The agent will naturally have more judgement and autonomy here than with atoms, but we're still aiming to keep things as explicit as possible.
COMPOUNDS
Compounds are higher-level orchestrators that run multiple molecules.
- "run outbound sales playbook"
- "plan and build this feature, then review and QA it"
This is the level where you actually hand the agent meaningful autonomy.
These are likely going to be less deterministic by nature, because there's so many levels at which the agent might need to make judgements.
These are also the trickiest to actually get right, and they will probably require a human to drive them.
Yes, a human probably needs to drive the compounds (at least today).
Leverage & Brain RAM
Each level is an order of magnitude of leverage higher, so if you are driving compounds instead of atoms, you can probably do 100x more.
Here's why.
Your brain's RAM (ability to hold multiple tasks in memory and context switch effectively) is actually the limiting resource now.
For example, consider this scenario.
Let's say your brain is capable of context switching between up to 5 agents in parallel.
Now suppose:
- 1 compound orchestrates 10 molecules
- 1 molecule orchestrates 10 atoms (RELIABLY of course)
If you are driving your agents to do atomic work, you're just clogging up 1 RAM slot with low-leverage work because that work is basically deterministic.
Why are you sitting in the driver's seat when your car has full self-driving?
But if you're driving 5 agents that you're orchestrating in parallel to do molecule or compound level work, that's: - 5 compound tasks
- 50 molecular tasks
- 500 atomic units of work
It takes a similar amount of brain RAM and time to execute 5 atomic tasks in parallel vs 5 compound tasks in parallel.
https://pbs.twimg.com/media/HGjWL7ybMAAsTU8.png
For the same amount of time and brain RAM spent, work output varies massively if you drive atomic work vs compound work
There's a good parallel here with how a CTO of a company with 1000 employees is not going to be fixing every bug himself. He can trust the ICs to do that work reliably.

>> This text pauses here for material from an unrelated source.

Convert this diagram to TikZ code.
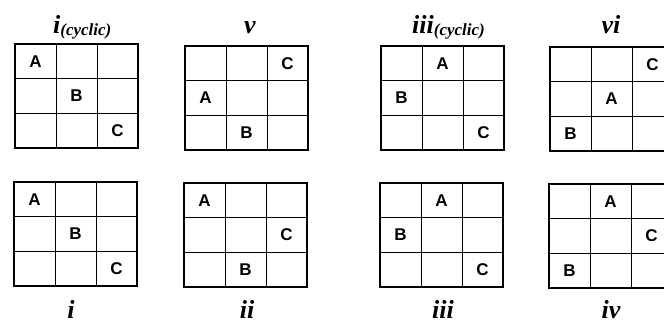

Where This Breaks (Still Figuring It Out)
Of course, the key here is that:
- every atom has to be solid
- the molecules have to chain them dependably
- the agent needs enough autonomy at the compound level to make real decisions
Your judgement is at the compound level (or higher).
Still figuring out where this breaks.
My guess: compounds that span more than 8-10 molecules start hitting their own reliability ceiling.
At some point, compounds will be good enough that we'll need even higher abstraction above that.
I haven't hit it yet.
I'm still driving molecules and compounds, and even that does not feel trivial to get right.But the goal is to keep moving up to higher levels for every workstream.
We set up our skills library with this atoms / molecules / compounds structure and it's pretty good.
We called them: - capabilities (atoms)
- composites (molecules)
- playbooks (compounds)
So far it's working pretty well.
The big challenge
The reliability / consistency of the skills at every level is non-trivial to get right and testing the skills takes a lot of time.
I imagine an autoresearch type solution might be able to solve this, but I haven't tried that yet for this problem. Hopefully someday soon.